次世代超高速移動体通信システム「5G」の20年商用サービス開始に向け、昨年末に移動体通信システムの国際標準化団体「3GPP」で、5Gの新たな無線技術「5G NR(New Radio)」の標準仕様の初版策定が完了した。これにより18年は国内外のキャリア、通信機器ベンダーなど関係各社による5G NRの開発が加速しそうだ。
5Gは現行の4G・LTEに比べて100倍高速、1000倍以上の大容量通信、10分の1の超低遅延を実現。1平方キロメートル当たりの端末同時接続数もLTEの10倍の100万台に増える。

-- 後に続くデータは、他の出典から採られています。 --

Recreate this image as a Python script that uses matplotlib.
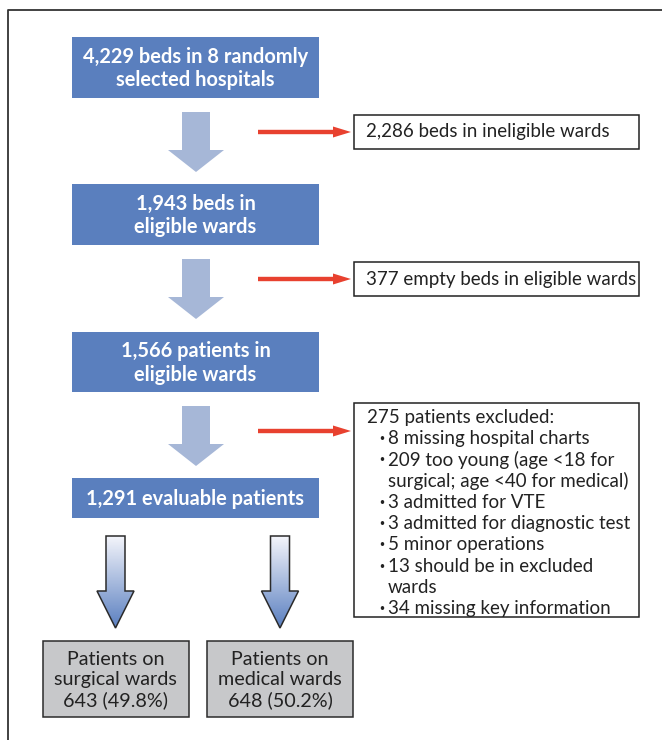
import matplotlib.pyplot as plt
import numpy as np
from matplotlib.patches import Rectangle, Polygon
from matplotlib.colors import LinearSegmentedColormap

# Flow chart numbers
total_beds = 4229
n_hospitals = 8
ineligible_beds = 2286
eligible_beds = 1943
empty_beds = 377
eligible_patients = 1566
excluded_total = 275
excl_counts = [8, 209, 3, 3, 5, 13, 34]
excl_reasons = ['missing hospital charts',
                'too young (age <18 for\nsurgical; age <40 for medical)',
                'admitted for VTE',
                'admitted for diagnostic test',
                'minor operations',
                'should be in excluded\nwards',
                'missing key information']
evaluable = 1291
ward_names = ['surgical', 'medical']
ward_counts = [643, 648]

# colours
blue = '#5a7fbe'
light = '#a6b7d7'
red = '#e8412f'
grey = '#c7c8ca'
FONT = 'Lato'
FS = 13.5

fig = plt.figure(figsize=(6.62, 7.40), dpi=100)
ax = fig.add_axes([0, 0, 1, 1])
ax.set_xlim(0, 662)
ax.set_ylim(740, 0)
ax.axis('off')

# outer frame (runs off right/bottom)
ax.plot([8, 8, 670], [750, 10, 10], color='#333333', lw=1.3, solid_capstyle='butt')


def main_box(y0, y1, txt):
    ax.add_patch(Rectangle((72, y0), 247, y1 - y0, facecolor=blue, edgecolor='none'))
    ax.text(195.5, (y0 + y1) / 2 + 1, txt, ha='center', va='center', color='white',
            fontsize=14.4, fontweight='bold', family=FONT, linespacing=1.22)


def down_arrow(y0, yh, yt):
    cx = 196
    pts = [(cx - 14, y0), (cx + 14, y0), (cx + 14, yh), (cx + 28, yh),
           (cx, yt), (cx - 28, yh), (cx - 14, yh)]
    ax.add_patch(Polygon(pts, closed=True, facecolor=light, edgecolor='none'))


def red_arrow(y):
    ax.add_patch(Polygon([(258, y - 2.2), (333, y - 2.2), (333, y - 5.5), (351, y),
                          (333, y + 5.5), (333, y + 2.2), (258, y + 2.2)],
                         closed=True, facecolor=red, edgecolor='none'))


def side_box(y0, y1):
    ax.add_patch(Rectangle((354, y0), 285, y1 - y0, facecolor='white',
                           edgecolor='#222222', lw=1.1))


main_box(37, 98, f'{total_beds:,} beds in {n_hospitals} randomly\nselected hospitals')
down_arrow(112, 150, 172)
red_arrow(132)
side_box(115, 149)
ax.text(366, 132, f'{ineligible_beds:,} beds in ineligible wards', ha='left', va='center',
        fontsize=FS, family=FONT, color='#222222')

main_box(184, 245, f'{eligible_beds:,} beds in\neligible wards')
down_arrow(259, 297, 319)
red_arrow(279)
side_box(262, 296)
ax.text(366, 279, f'{empty_beds} empty beds in eligible wards', ha='left', va='center',
        fontsize=FS, family=FONT, color='#222222')

main_box(332, 392, f'{eligible_patients:,} patients in\neligible wards')
down_arrow(406, 444, 466)
red_arrow(431)
side_box(403, 617)

# exclusion list
line_h = 21.3
yy = 417
ax.text(367, yy, f'{excluded_total} patients excluded:', ha='left', va='center',
        fontsize=FS, family=FONT, color='#222222')
for n, reason in zip(excl_counts, excl_reasons):
    parts = reason.split('\n')
    for k, part in enumerate(parts):
        yy += line_h
        if k == 0:
            ax.text(379, yy, '·', ha='left', va='center', fontsize=FS, family=FONT,
                    color='#222222', fontweight='bold')
            part = f'{n} {part}'
        ax.text(388, yy, part, ha='left', va='center', fontsize=FS, family=FONT,
                color='#222222')

main_box(478, 518, f'{evaluable:,} evaluable patients')

# gradient arrows to the two ward boxes
cmap = LinearSegmentedColormap.from_list('g', ['#f4f5fb', '#5a7fc0'])
grad = np.linspace(0, 1, 256).reshape(-1, 1)
centers = [115.5, 280]
for cx in centers:
    pts = [(cx - 9.5, 536), (cx + 9.5, 536), (cx + 9.5, 591), (cx + 18.5, 591),
           (cx, 628), (cx - 18.5, 591), (cx - 9.5, 591)]
    poly = Polygon(pts, closed=True, facecolor='none', edgecolor='#2b2b2b', lw=1.1, zorder=3)
    ax.add_patch(poly)
    im = ax.imshow(grad, cmap=cmap, aspect='auto', extent=(cx - 19, cx + 19, 628, 536),
                   zorder=2)
    im.set_clip_path(poly)

# ward boxes
total_wards = sum(ward_counts)
for cx, name, cnt in zip(centers, ward_names, ward_counts):
    ax.add_patch(Rectangle((cx - 73, 641), 146, 76, facecolor=grey, edgecolor='#2b2b2b', lw=1.1))
    ax.text(cx, 680, f'Patients on\n{name} wards\n{cnt} ({cnt / total_wards * 100:.1f}%)',
            ha='center', va='center', fontsize=14.2, family=FONT, color='#222222',
            linespacing=1.22)

ax.set_xlim(0, 662)
ax.set_ylim(740, 0)
fig.savefig('out.png', dpi=100, facecolor='white')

こうした特徴を生かして、5Gは4Kや8Kなどの超高精細映像のリアルタイム伝送や、自動運転、遠隔医療、セキュリティなど様々な分野での利活用が想定。また、あらゆるものがネットにつながるIoTの基盤としても期待されている。
国内では昨年、NTTドコモ、KDDI、ソフトバンクのキャリア3社が中心となって、実際のユースケースを想定した総合的な実証試験が本格的にスタートした。
5Gではかつてない超高速・大容量通信、超低遅延などの高い要求条件に対応するため、LTEの円超ではない、新しい無線技術5G NRが導入される。
また、使用周波数帯は、これまで通信や放送に使われてきた低い周波数帯が飽和状態にあることから、6GHz以上、あるいはミリ波帯といわれる28GHzや39GHzなど高い周波数帯の利用が不可欠。
ただ高周波数帯は電波が遠くまで届きにくく、安定性が低い。これを克服するため、5G NRでは多数のアンテナ素子を協調動作させ、任意の方向に電波のビームを形成、高速・大容量通信を実現する「マッシブMIMO」「ビームフォーミング」技術の採用が検討されている。
20年東京五輪での商用サービス開始を目指す日本では当初、5G NR登高度化したLTEの連携による無線アクセスネットワーク(=ノンスタンドアロン=NSA)が導入される見通し。
3GPPでは5G NRの最初の仕様を「3GPPリリース15」として公開する予定で、昨年末にはフェーズ1としてNSAの機能を含む初版策定を完了。今年6月には、5G単体で動作する「スタンドアロン=SA」の使徒用策定作業が完了する見込み。また19年には全ての技術性能要件に対応した5Gの仕様が「リリース16」として公開される予定になっている。
世界に目を向ければ、韓国では来月開催される平昌冬季五輪で、世界初の5G試験サービスがNSA構成で実施される。また米国では、まずは固定ワイヤレスサービスとして「プレ5G」のトライアルが行われており、今年後半には商用サービスが開始される予定。
一方、中国では最初からSA方式を採用する方針で、20年の商用サービス開始を目指している。